Tampopo’s quest for the perfect broth and noodles, the real guts of good ramen, involves some culinary espionage. She is taken to spy on successful ramen shops in order to learn their secrets. Everything you ever wanted to know about ramen is here. From leaving the noodle dough out overnight and then rolling it three times, to not putting fish-heads in the stock, we see that each ramen shop’s food is unique. Every ramen cook has their trademark way of doing things.


It’s not just the food that needs studying. In one bravua scene, Tampopo and Goro watch a single ramen cook remembering an ever-growing cascade of orders coming from the freshly disembarked passengers of a subway train. Even as he puts together multiple bowls of ramen, more and more people fill the shop, each one calling out their own special order; some without certain ingredients, some with extras. Without the aid of pen and paper the eidetic cook gets each and every order right.




From time to time the movie wanders off into stories that have no relation to Tampopo’s education in the making of top-flight ramen. These self-contained tales feature many idiosyncratic characters. Characters like the gourmet bums, who scavenge the rubbish bins of top restaurants looking for scraps of foi-gras, nuggets of filet steak and the dregs of expensive bottles of wine. And there’s a dapper Yakuza gangster who sexually excites his lady friend with a raw egg, brandy and a live prawn. He later finds strange pleasure with a freshly-caught oyster, his own blood and a teenage oyster diver. Yep, it’s bizarre at times, with some off-beat, maybe uniquely Japanese, humour that I must confess I don't always get.


This sense of humour is a perfect mix of profundity and the hilarious. The scene in which Sensei shows an eager Gun how to eat ramen makes me laugh even as I want to shut up and listen.

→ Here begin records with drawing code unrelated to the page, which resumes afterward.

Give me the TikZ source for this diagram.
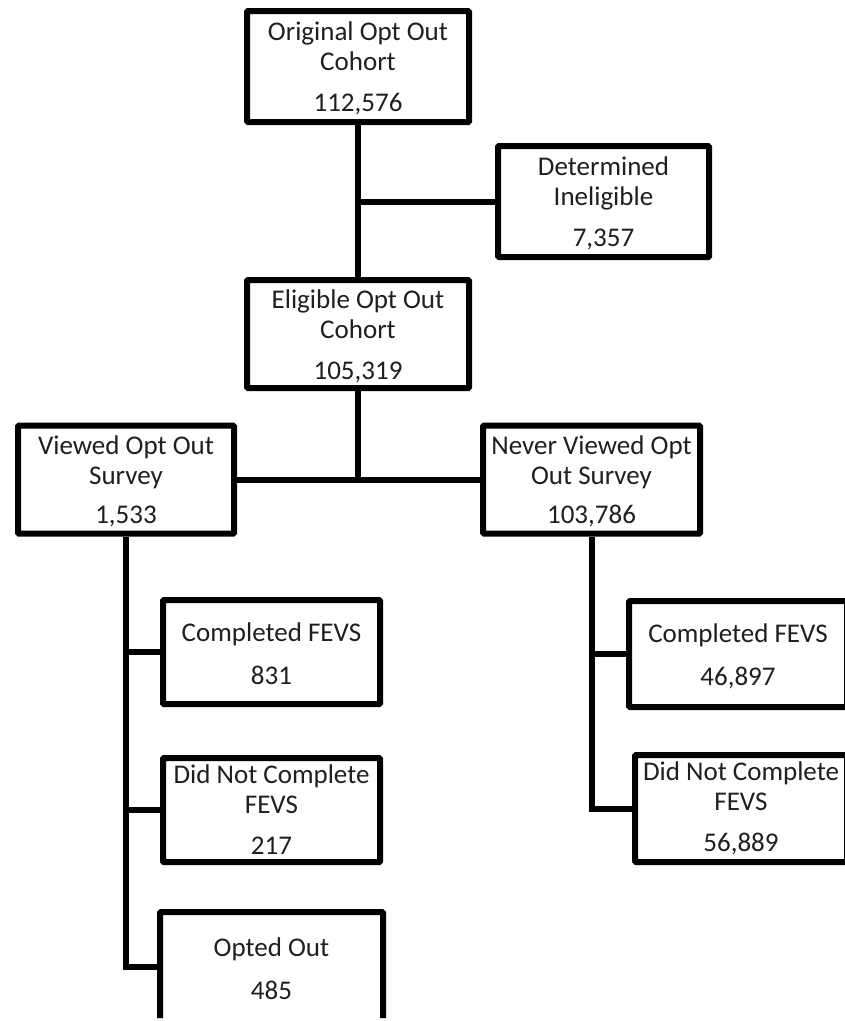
\documentclass[tikz,border=0pt]{standalone}
\usepackage{fontspec}
\setmainfont{Carlito}
\newcommand{\toppad}{\mbox{}\\[-7pt]}
\begin{document}
\begin{tikzpicture}[x=1pt,y=-1pt,
  box/.style={draw=black, line width=6pt, rounded corners=1pt, fill=white,
    inner sep=0pt, align=center, text=black!88,
    font=\fontsize{27}{30}\selectfont},
  nobox/.style={box, draw=none, fill=none},
  link/.style={draw=black, line width=6pt, line join=miter}]
\useasboundingbox (0,0) rectangle (845,1021);
\clip (0,0) rectangle (845,1021);
% nodes
\node[box, minimum width=222pt, minimum height=111pt] (orig) at (358,66.5)
  {\toppad Original Opt Out\\Cohort\\[11pt]112,576};
\node[box, minimum width=211pt, minimum height=111pt] (det) at (603.5,201.5)
  {\toppad Determined\\Ineligible\\[11pt]7,357};
\node[box, minimum width=222pt, minimum height=108pt] (elig) at (358,334)
  {\toppad Eligible Opt Out\\Cohort\\[11pt]105,319};
\node[box, minimum width=216pt, minimum height=108pt] (viewed) at (126,479.5)
  {\toppad Viewed Opt Out\\Survey\\[9pt]1,533};
\node[box, minimum width=217pt, minimum height=108pt] (never) at (591.5,479.5)
  {\toppad Never Viewed Opt\\Out Survey\\[9pt]103,786};
\node[box, minimum width=217pt, minimum height=104pt] (lc) at (271.5,652)
  {\toppad Completed FEVS\\[13pt]831};
\node[box, minimum width=217pt, minimum height=104pt] (ld) at (271.5,810)
  {Did Not Complete\\FEVS\\[11pt]217};
\node[nobox, minimum width=217pt, minimum height=104pt] (lo) at (271.5,967)
  {\toppad Opted Out\\[13pt]485};
\node[box, minimum width=218pt, minimum height=106pt] (rc) at (738,654)
  {\toppad Completed FEVS\\[13pt]46,897};
\node[box, minimum width=212pt, minimum height=107pt] (rd) at (741,808.5)
  {Did Not Complete\\FEVS\\[11pt]56,889};
\draw[draw=black, line width=6pt, rounded corners=1pt]
  ([yshift=4pt]lo.south west) -- (lo.north west) -- (lo.north east) -- ([yshift=4pt]lo.south east);
% connectors
\draw[link] (orig.south) -- (elig.north);
\draw[link] (det.west) -- (det.west -| orig.south);
\draw[link] (elig.south) -- (elig.south |- viewed.east);
\draw[link] (viewed.east) -- (never.west);
\draw[link] (viewed.south) |- (lo.west);
\draw[link] (lc.west) -- (lc.west -| viewed.south);
\draw[link] (ld.west) -- (ld.west -| viewed.south);
\draw[link] (never.south) |- (rd.west);
\draw[link] (rc.west) -- (rc.west -| never.south);
\end{tikzpicture}
\end{document}
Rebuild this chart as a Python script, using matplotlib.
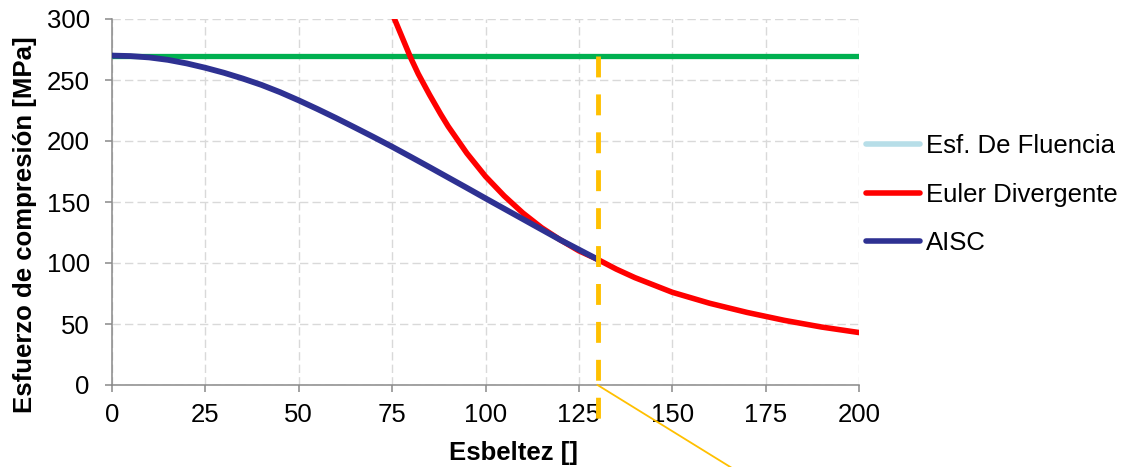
import matplotlib
matplotlib.use("Agg")
import matplotlib.pyplot as plt
from matplotlib.lines import Line2D

plt.rcParams['font.family'] = ['Liberation Sans', 'DejaVu Sans']

# Esbeltez vs esfuerzo (MPa)
fluencia_x = [0, 200]
fluencia_y = [270, 270]

euler_x = [75.5, 77, 78.5, 80, 82, 85, 88, 90, 95, 100, 105, 110, 115, 120, 125,
           130, 135, 140, 145, 150, 160, 170, 180, 190, 200]
euler_y = [301, 290, 279, 268, 255, 238, 222, 212, 190, 171, 155, 141, 129, 119, 110,
           103, 95, 88, 82, 76, 67, 59.5, 53, 47.5, 43]

aisc_x = [0, 5, 10, 15, 20, 25, 30, 35, 40, 45, 50, 55, 60, 65, 70, 75, 80,
          85, 90, 95, 100, 105, 110, 115, 120, 125, 130]
aisc_y = [270, 269.6, 268.5, 266.5, 263.6, 260, 255.9, 251.2, 246, 240, 233.3,
          226.2, 218.8, 211.1, 203.3, 195.3, 187, 178.6, 170.1, 161.6, 153, 144.5,
          136, 127.5, 119, 111, 103]

# limite de esbeltez (linea discontinua) y linea de llamada
limite_x = [130, 130]
limite_y = [270, -28]
llamada_x = [130, 185]
llamada_y = [0, -104]

fs = 18.5

fig = plt.figure(figsize=(11.26, 4.67), dpi=100)
ax = fig.add_axes([112 / 1126, 82 / 467, 747 / 1126, 366 / 467])

ax.plot(fluencia_x, fluencia_y, color="#00B050", lw=3.8, solid_capstyle="butt", zorder=3)
ax.plot(euler_x, euler_y, color="#FF0000", lw=4.0, solid_capstyle="round", zorder=4)
ax.plot(aisc_x, aisc_y, color="#2E3192", lw=4.2, solid_capstyle="round", zorder=5)
ax.plot(limite_x, limite_y, color="#FFC000", lw=3.5, linestyle=(0, (4.3, 3.5)),
        clip_on=False, zorder=6)
ax.plot(llamada_x, llamada_y, color="#FFC000", lw=1.3, clip_on=False, zorder=6)

ax.set_xlim(0, 200)
ax.set_ylim(0, 300)
ax.set_xticks(range(0, 201, 25))
ax.set_yticks(range(0, 301, 50))

ax.grid(True, color="#D9D9D9", lw=1.0, linestyle=(0, (6, 3)))
ax.set_axisbelow(True)
for s in ["top", "right"]:
    ax.spines[s].set_visible(False)
for s in ["left", "bottom"]:
    ax.spines[s].set_color("#898989")
    ax.spines[s].set_linewidth(1.1)
ax.tick_params(colors="#898989", labelcolor="black", labelsize=fs,
               length=5, width=1.1, direction="out")
ax.tick_params(axis="y", pad=11)
ax.tick_params(axis="x", pad=8)

ax.set_xlabel("Esbeltez []", fontsize=fs, fontweight="bold")
ax.xaxis.set_label_coords(0.5375, -0.153)
ax.set_ylabel("Esfuerzo de compresión [MPa]", fontsize=fs, fontweight="bold")
ax.yaxis.set_label_coords(-0.1, 0.437)

handles = [Line2D([], [], color="#B7DEE8", lw=4.0, solid_capstyle="round"),
           Line2D([], [], color="#FF0000", lw=4.0, solid_capstyle="round"),
           Line2D([], [], color="#2E3192", lw=4.0, solid_capstyle="round")]
labels = ["Esf. De Fluencia", "Euler Divergente", "AISC"]
fig.legend(handles, labels, loc="center left", bbox_to_anchor=(866 / 1126, 272.5 / 467),
           frameon=False, fontsize=fs, handlelength=2.1, handletextpad=0.25,
           labelspacing=0.95, borderpad=0, borderaxespad=0)

fig.savefig("out.png", dpi=100)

Please, take a moment here and imbibe some of this deliciously funny wisdom.

And do I laugh or cry in the scene where a dying mum is roused by her husband to make dinner for the family? She prepares dinner – then drops dead. “Keep on eating,” dad cries to the mourning kids, “It’s the last meal mum cooked! Eat while it’s hot.”

The journey of Tampopo, from purveyor of bad ramen to culinary and professional success, works just fine. With Tampopo’s motley crew of experts, Rocky-style training sessions and rival noodle-shop crews, it’s a story of empowerment and healing. What makes the film far more interesting than this are its deeper themes – our relationship with food, and food’s relationship with society being just two of the more recognizable. Conventions are upturned and snobs and gluttons punished. The gap between rich and poor, the weak and the strong, and the old and the new are bridged with all-too-human aspirations, expectations and failings.

There are other less obvious themes that make re-watching the film a real treat. Things connect and resonate in oblique ways that ring true, but are not easily explained, and that’s refreshing. What’s obvious though, and simmering at the heart of the movie, is an immense affection and love for the processes and joy in cooking and eating food. The film-makers not only make me feel hungry, they also make me feel stuff, sometimes indescribable, about food and its consumption.

In a perfect understanding of the battle between magic and industry that lies at professional cooking’s core, the film’s director Juzo Itami said – “There’s real correlation between film making and the restaurant business. They both need to satisfy indefinite and unknowable things in the audience, and bring in, within budget, products that are of high quality and will make a profit.”

I’ve done my best, but Tampopo is beyond categorization and is pretty much indescribable. It happily follows its own logic and pulls it off - leaving you with tears of mirth in your eyes, even as it creates an intriguing sense of the magic and metaphysics of food, its cooking and eating. This film is a heaped smorgasbord; a strange rich repast that bears second, third or fourth helpings. I’ve seen it six times.